Fighters from the Lebanese Shia movement "confronted with the appropriate weapons an Israeli drone" heading towards the border village of Ramyeh, a statement said.
The drone is now in the hands of Hezbollah, it added.
Israel did not immediately comment.
The incident follows an escalation in tensions between the two, which included an exchange of fire on Sunday, September 1.
The Iran-backed Shia movement said it had fired anti-tank missiles into Israel, destroying a military vehicle and killing or wounding those inside.
Israel's army said it had responded with around 100 artillery shells after Hezbollah targeted a battalion headquarters and military ambulance, hitting both. Israeli officials denied claims of casualties.
Hezbollah chief Hassan Nasrallah later said his organisation would respond to any further Israeli attacks with strikes "deep inside Israel" and not just along the border.
Iran-backed Hezbollah, considered a terrorist organisation by Israel and the United States, is a major political actor in Lebanon and a key government backer in war-torn Syria.
The flare-up was sparked by an Israeli strike in Syria which killed two Hezbollah fighters on August 24 and was followed by what the movement described as an Israeli drone strike on its Beirut stronghold.

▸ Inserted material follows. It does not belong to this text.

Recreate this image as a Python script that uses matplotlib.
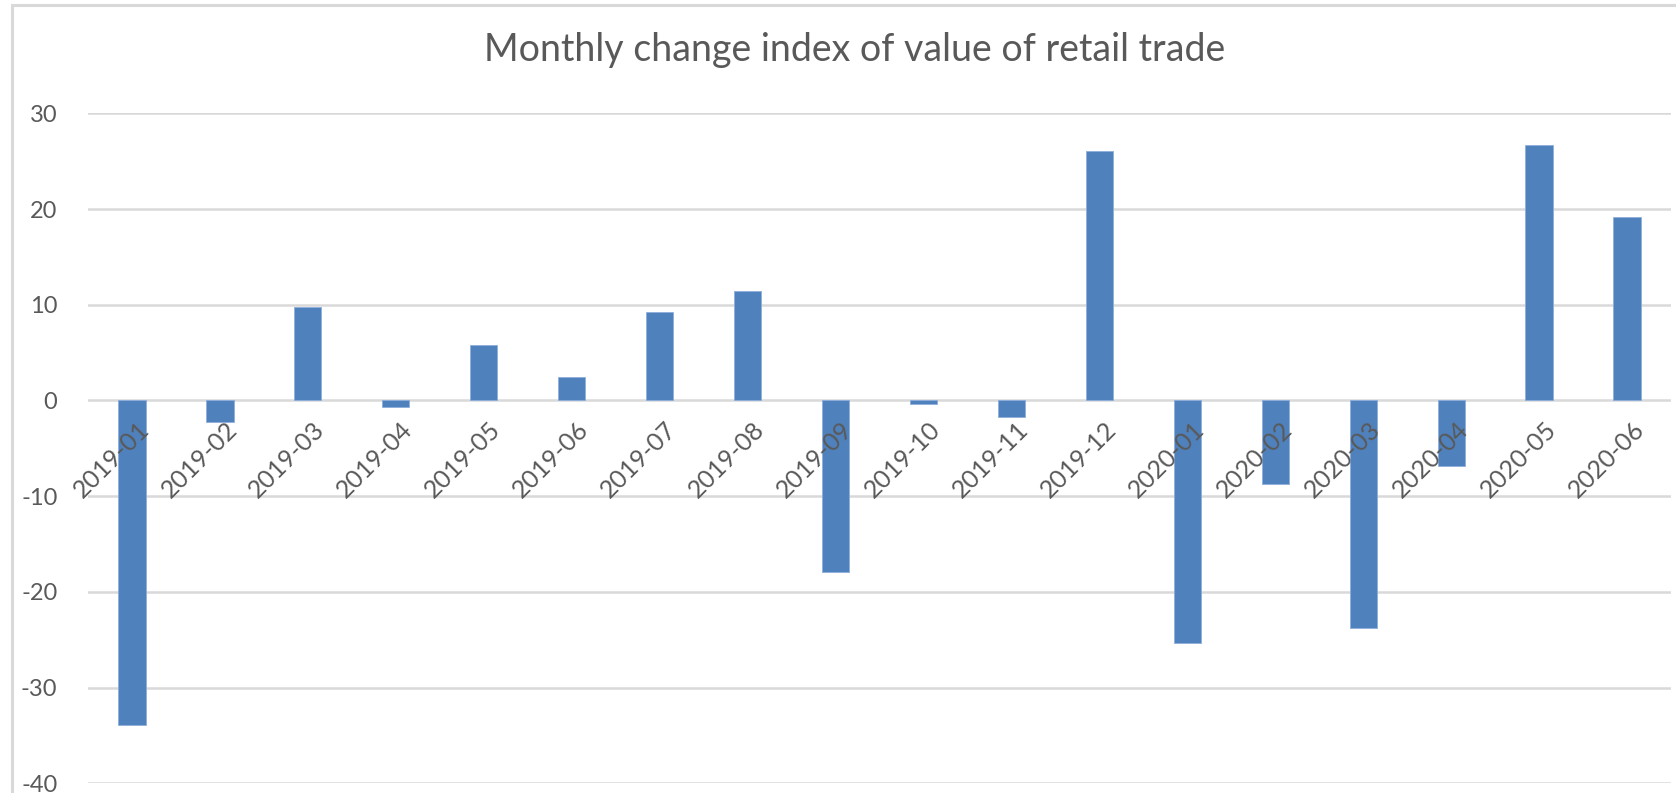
import matplotlib
matplotlib.use("Agg")
import matplotlib.pyplot as plt
from matplotlib.patches import Rectangle
import matplotlib.transforms as mtransforms
import numpy as np

plt.rcParams['font.family'] = ['Lato', 'DejaVu Sans']
plt.rcParams['axes.unicode_minus'] = False

months = ['2019-01', '2019-02', '2019-03', '2019-04', '2019-05', '2019-06',
          '2019-07', '2019-08', '2019-09', '2019-10', '2019-11', '2019-12',
          '2020-01', '2020-02', '2020-03', '2020-04', '2020-05', '2020-06']
change = [-33.9, -2.3, 9.8, -0.7, 5.8, 2.4,
          9.2, 11.4, -17.9, -0.4, -1.7, 26.1,
          -25.3, -8.7, -23.8, -6.9, 26.7, 19.2]
y_ticks = [30, 20, 10, 0, -10, -20, -30, -40]

W, H = 1676, 793
fig = plt.figure(figsize=(W / 100, H / 100), dpi=100)
fig.patch.set_facecolor('white')

# chart area border (Excel style), cropped on the right and bottom
fig.patches.append(Rectangle((12 / W, -0.2), 1.5, 1.2 - 5 / H,
                             transform=fig.transFigure, fill=False,
                             edgecolor='#d9d9d9', linewidth=2.2))

ax = fig.add_axes([88 / W, 1 - 783.3 / H, (1671 - 88) / W, (783.3 - 113.3) / H])
x = np.arange(len(months))
ax.bar(x, change, width=0.31, color='#4f81bd', edgecolor='#8eaedb',
       linewidth=0.6, zorder=2)

ax.set_xlim(-0.5, len(months) - 0.5)
ax.set_ylim(-40, 30)
ax.set_yticks(y_ticks)
ax.grid(axis='y', color='#d9d9d9', linewidth=1.8)
ax.tick_params(axis='y', length=0, pad=22, labelsize=17, labelcolor='#595959')

for s in ['top', 'right', 'left']:
    ax.spines[s].set_visible(False)
ax.spines['bottom'].set_position(('data', 0))
ax.spines['bottom'].set_visible(False)

ax.set_xticks(x)
ax.set_xticklabels(months, rotation=45, ha='right', va='top',
                   rotation_mode='anchor')
ax.tick_params(axis='x', length=0, pad=12, labelsize=18, labelcolor='#595959')
offset = mtransforms.ScaledTranslation(5 / 100, 0, fig.dpi_scale_trans)
for lab in ax.get_xticklabels():
    lab.set_transform(lab.get_transform() + offset)

# gridlines behind the bars, month labels in front of them
ax.yaxis.set_zorder(1)
ax.xaxis.set_zorder(4)

fig.text(855 / W, 1 - 50 / H, 'Monthly change index of value of retail trade',
         ha='center', va='center', fontsize=27, color='#595959')

fig.savefig('out.png', dpi=100)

Israel has not acknowledged that attack, but accused Hezbollah and Tehran of colluding to produce precision-guided missiles on Lebanese soil.
Israel has staged hundreds of strikes against what it says are Iranian and Hezbollah targets in Syria since the civil war began there in 2011, vowing to prevent its arch-foe Iran from entrenching itself militarily in the neighbouring country.
But a drone attack by Israel inside Lebanon would mark a departure - what Nasrallah labelled the first such "hostile action" since a 2006 war between them.
The 33-day war killed 1,200 Lebanese - mostly civilians - and 160 Israelis, mostly soldiers.
The flaring tensions come just a week ahead of Israel's September 17 election, with Prime Minister Benjamin Netanyahu seen as wanting to avoid a major conflict ahead of the vote.